* **What you need to do**: Copy exactly, and only, the lines between the line holding "Generate a Python" and the line holding "1.279, 1.192, 1.340]", inclusive; skip the pictures.

* **Record extracts**:
# # # #

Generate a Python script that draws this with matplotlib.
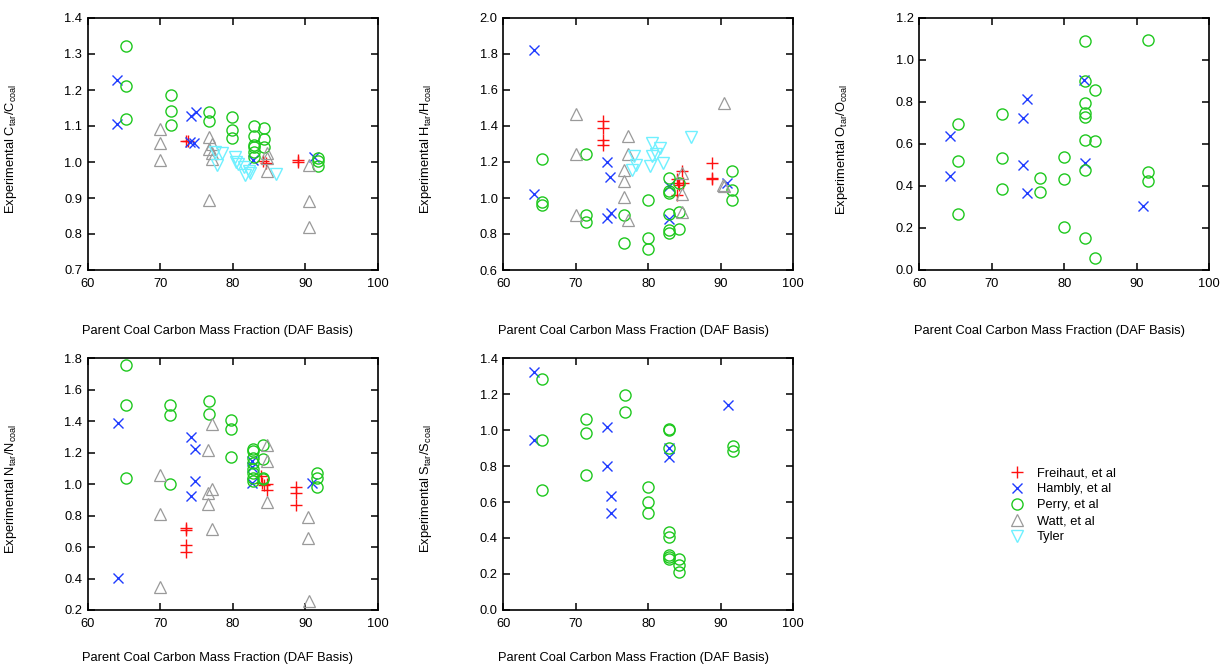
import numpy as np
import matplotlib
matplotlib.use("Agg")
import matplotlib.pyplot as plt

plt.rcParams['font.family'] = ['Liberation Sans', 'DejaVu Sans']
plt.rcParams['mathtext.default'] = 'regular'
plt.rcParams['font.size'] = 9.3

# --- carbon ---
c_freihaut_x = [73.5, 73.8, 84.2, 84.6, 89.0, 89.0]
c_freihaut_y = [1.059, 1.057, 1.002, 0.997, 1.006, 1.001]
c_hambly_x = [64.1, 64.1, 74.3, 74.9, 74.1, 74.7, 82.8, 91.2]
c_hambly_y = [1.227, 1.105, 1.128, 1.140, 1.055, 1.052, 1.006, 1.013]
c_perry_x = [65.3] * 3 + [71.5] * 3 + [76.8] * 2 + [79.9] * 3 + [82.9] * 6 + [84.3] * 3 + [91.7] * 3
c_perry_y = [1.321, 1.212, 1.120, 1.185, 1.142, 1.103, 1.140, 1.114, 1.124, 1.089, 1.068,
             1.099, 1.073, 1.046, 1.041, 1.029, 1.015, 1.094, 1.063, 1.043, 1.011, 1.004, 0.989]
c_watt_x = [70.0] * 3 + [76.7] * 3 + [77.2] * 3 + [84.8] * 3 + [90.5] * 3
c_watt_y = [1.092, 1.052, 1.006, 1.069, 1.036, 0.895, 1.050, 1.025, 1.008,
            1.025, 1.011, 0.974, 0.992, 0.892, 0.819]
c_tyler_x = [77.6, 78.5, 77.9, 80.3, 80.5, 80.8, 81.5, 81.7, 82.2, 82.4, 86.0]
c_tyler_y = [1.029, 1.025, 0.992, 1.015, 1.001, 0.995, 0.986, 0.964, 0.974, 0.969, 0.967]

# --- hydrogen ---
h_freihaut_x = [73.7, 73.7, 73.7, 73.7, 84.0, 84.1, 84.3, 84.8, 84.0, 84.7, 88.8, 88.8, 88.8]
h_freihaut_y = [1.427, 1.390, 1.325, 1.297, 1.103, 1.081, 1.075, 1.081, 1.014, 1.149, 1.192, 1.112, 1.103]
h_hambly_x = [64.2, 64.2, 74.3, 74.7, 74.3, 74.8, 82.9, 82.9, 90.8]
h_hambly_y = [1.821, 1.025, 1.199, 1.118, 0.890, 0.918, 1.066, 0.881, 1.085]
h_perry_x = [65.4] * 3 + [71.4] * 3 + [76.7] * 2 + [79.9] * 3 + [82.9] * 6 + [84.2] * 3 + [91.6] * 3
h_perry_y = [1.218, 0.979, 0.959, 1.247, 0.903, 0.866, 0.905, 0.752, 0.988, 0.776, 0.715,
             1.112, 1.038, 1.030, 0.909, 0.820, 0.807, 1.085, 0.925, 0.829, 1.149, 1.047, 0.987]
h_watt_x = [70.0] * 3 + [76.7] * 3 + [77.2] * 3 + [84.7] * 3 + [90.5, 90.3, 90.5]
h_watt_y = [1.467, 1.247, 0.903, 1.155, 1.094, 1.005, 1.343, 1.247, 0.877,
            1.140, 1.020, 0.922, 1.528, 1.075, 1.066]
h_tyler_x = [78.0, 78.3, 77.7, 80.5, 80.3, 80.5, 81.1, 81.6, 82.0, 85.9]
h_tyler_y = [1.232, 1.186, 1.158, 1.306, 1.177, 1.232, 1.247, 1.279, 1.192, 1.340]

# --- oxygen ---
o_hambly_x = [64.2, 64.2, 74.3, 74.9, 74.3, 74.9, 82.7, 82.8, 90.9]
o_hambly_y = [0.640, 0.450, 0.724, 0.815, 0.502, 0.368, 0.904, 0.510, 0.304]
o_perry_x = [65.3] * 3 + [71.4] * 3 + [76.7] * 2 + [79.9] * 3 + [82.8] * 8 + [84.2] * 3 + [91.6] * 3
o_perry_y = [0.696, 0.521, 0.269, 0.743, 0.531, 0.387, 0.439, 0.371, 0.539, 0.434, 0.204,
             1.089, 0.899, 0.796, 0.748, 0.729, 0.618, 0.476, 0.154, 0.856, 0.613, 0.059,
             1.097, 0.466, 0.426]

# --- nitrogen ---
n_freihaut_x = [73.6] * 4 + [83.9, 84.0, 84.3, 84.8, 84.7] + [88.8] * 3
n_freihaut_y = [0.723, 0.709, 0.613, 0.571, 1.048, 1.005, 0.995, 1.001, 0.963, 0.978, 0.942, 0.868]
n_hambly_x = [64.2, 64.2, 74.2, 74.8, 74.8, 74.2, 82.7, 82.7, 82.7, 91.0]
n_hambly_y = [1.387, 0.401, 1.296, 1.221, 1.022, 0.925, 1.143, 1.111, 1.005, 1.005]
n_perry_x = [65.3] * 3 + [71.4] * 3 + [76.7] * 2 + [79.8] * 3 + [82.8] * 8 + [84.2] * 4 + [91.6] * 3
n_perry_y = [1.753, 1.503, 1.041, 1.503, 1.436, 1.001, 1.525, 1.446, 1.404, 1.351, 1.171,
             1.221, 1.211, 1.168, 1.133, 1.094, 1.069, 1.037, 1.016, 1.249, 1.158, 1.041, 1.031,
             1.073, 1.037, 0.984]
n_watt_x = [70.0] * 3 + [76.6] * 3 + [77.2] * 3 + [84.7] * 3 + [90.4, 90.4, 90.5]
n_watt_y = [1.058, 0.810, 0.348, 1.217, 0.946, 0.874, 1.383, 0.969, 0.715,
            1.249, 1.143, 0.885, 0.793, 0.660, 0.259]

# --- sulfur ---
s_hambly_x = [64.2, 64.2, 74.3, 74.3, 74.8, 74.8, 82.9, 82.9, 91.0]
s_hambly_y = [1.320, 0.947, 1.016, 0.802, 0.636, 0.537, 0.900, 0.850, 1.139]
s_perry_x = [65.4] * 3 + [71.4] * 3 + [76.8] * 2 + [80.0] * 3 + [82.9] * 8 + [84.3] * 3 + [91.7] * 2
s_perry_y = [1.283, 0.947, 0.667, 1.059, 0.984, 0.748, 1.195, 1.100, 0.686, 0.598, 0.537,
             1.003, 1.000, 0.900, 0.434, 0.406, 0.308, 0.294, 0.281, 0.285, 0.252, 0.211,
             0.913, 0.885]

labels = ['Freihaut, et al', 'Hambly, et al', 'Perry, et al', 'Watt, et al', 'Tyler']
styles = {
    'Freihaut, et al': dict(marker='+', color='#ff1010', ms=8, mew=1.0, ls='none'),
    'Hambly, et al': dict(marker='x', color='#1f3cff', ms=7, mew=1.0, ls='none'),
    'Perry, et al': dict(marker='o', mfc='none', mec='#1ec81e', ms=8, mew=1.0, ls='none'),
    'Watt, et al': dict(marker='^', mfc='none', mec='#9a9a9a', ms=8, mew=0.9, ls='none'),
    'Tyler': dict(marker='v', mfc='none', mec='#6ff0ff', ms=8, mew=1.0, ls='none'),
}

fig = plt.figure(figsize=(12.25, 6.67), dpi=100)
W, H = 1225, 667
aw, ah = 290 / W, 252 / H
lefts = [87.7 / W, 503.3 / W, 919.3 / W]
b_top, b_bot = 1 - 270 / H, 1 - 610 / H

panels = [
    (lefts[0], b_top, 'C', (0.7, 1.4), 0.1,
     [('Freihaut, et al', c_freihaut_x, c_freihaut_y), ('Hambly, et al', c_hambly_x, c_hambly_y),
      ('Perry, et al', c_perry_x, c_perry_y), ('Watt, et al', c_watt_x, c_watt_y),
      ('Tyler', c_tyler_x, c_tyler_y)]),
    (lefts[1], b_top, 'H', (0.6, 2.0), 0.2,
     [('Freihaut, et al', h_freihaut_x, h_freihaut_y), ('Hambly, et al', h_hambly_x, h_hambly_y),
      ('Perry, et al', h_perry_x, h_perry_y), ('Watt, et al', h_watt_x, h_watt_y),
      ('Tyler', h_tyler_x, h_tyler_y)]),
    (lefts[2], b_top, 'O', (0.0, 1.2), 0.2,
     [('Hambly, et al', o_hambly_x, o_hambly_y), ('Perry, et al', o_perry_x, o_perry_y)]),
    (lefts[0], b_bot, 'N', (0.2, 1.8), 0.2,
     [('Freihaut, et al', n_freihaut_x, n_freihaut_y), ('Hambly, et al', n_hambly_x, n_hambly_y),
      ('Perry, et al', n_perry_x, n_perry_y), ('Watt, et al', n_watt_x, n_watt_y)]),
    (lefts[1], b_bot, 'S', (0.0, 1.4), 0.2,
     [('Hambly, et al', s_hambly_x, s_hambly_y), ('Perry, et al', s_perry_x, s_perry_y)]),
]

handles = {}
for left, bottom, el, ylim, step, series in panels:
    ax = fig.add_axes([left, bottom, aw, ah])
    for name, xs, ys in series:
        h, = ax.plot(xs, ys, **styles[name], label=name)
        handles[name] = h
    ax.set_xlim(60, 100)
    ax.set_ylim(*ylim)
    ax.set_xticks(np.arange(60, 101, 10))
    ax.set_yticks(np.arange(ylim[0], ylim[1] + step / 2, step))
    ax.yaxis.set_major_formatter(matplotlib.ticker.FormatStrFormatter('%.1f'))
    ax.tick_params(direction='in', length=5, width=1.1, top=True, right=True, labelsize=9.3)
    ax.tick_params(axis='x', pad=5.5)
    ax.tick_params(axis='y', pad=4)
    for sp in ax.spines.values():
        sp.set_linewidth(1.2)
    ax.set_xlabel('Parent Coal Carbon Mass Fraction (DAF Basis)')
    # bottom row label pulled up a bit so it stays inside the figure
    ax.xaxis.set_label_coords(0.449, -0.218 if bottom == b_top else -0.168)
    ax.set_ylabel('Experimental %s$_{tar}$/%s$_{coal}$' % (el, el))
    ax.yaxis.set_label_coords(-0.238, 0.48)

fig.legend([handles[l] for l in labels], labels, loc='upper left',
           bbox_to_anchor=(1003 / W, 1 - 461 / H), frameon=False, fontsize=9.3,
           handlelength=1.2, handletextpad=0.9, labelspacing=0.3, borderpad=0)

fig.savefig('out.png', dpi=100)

# # # #

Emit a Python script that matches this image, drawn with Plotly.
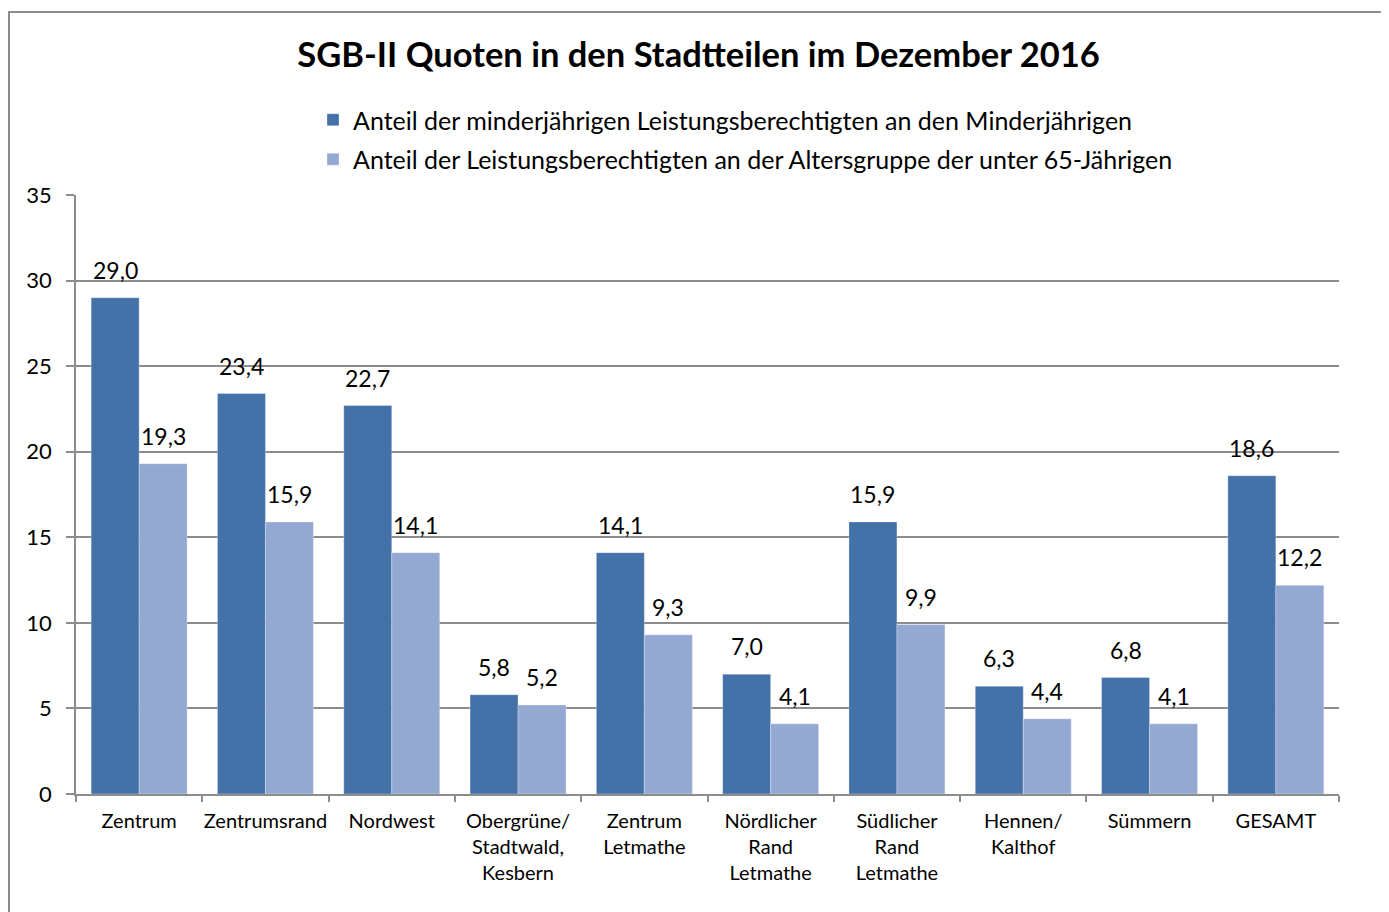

# # # #

* **Exercise output**:
Generate a Python script that draws this with matplotlib.
import numpy as np
import matplotlib
matplotlib.use("Agg")
import matplotlib.pyplot as plt

plt.rcParams['font.family'] = ['Liberation Sans', 'DejaVu Sans']
plt.rcParams['mathtext.default'] = 'regular'
plt.rcParams['font.size'] = 9.3

# --- carbon ---
c_freihaut_x = [73.5, 73.8, 84.2, 84.6, 89.0, 89.0]
c_freihaut_y = [1.059, 1.057, 1.002, 0.997, 1.006, 1.001]
c_hambly_x = [64.1, 64.1, 74.3, 74.9, 74.1, 74.7, 82.8, 91.2]
c_hambly_y = [1.227, 1.105, 1.128, 1.140, 1.055, 1.052, 1.006, 1.013]
c_perry_x = [65.3] * 3 + [71.5] * 3 + [76.8] * 2 + [79.9] * 3 + [82.9] * 6 + [84.3] * 3 + [91.7] * 3
c_perry_y = [1.321, 1.212, 1.120, 1.185, 1.142, 1.103, 1.140, 1.114, 1.124, 1.089, 1.068,
             1.099, 1.073, 1.046, 1.041, 1.029, 1.015, 1.094, 1.063, 1.043, 1.011, 1.004, 0.989]
c_watt_x = [70.0] * 3 + [76.7] * 3 + [77.2] * 3 + [84.8] * 3 + [90.5] * 3
c_watt_y = [1.092, 1.052, 1.006, 1.069, 1.036, 0.895, 1.050, 1.025, 1.008,
            1.025, 1.011, 0.974, 0.992, 0.892, 0.819]
c_tyler_x = [77.6, 78.5, 77.9, 80.3, 80.5, 80.8, 81.5, 81.7, 82.2, 82.4, 86.0]
c_tyler_y = [1.029, 1.025, 0.992, 1.015, 1.001, 0.995, 0.986, 0.964, 0.974, 0.969, 0.967]

# --- hydrogen ---
h_freihaut_x = [73.7, 73.7, 73.7, 73.7, 84.0, 84.1, 84.3, 84.8, 84.0, 84.7, 88.8, 88.8, 88.8]
h_freihaut_y = [1.427, 1.390, 1.325, 1.297, 1.103, 1.081, 1.075, 1.081, 1.014, 1.149, 1.192, 1.112, 1.103]
h_hambly_x = [64.2, 64.2, 74.3, 74.7, 74.3, 74.8, 82.9, 82.9, 90.8]
h_hambly_y = [1.821, 1.025, 1.199, 1.118, 0.890, 0.918, 1.066, 0.881, 1.085]
h_perry_x = [65.4] * 3 + [71.4] * 3 + [76.7] * 2 + [79.9] * 3 + [82.9] * 6 + [84.2] * 3 + [91.6] * 3
h_perry_y = [1.218, 0.979, 0.959, 1.247, 0.903, 0.866, 0.905, 0.752, 0.988, 0.776, 0.715,
             1.112, 1.038, 1.030, 0.909, 0.820, 0.807, 1.085, 0.925, 0.829, 1.149, 1.047, 0.987]
h_watt_x = [70.0] * 3 + [76.7] * 3 + [77.2] * 3 + [84.7] * 3 + [90.5, 90.3, 90.5]
h_watt_y = [1.467, 1.247, 0.903, 1.155, 1.094, 1.005, 1.343, 1.247, 0.877,
            1.140, 1.020, 0.922, 1.528, 1.075, 1.066]
h_tyler_x = [78.0, 78.3, 77.7, 80.5, 80.3, 80.5, 81.1, 81.6, 82.0, 85.9]
h_tyler_y = [1.232, 1.186, 1.158, 1.306, 1.177, 1.232, 1.247, 1.279, 1.192, 1.340]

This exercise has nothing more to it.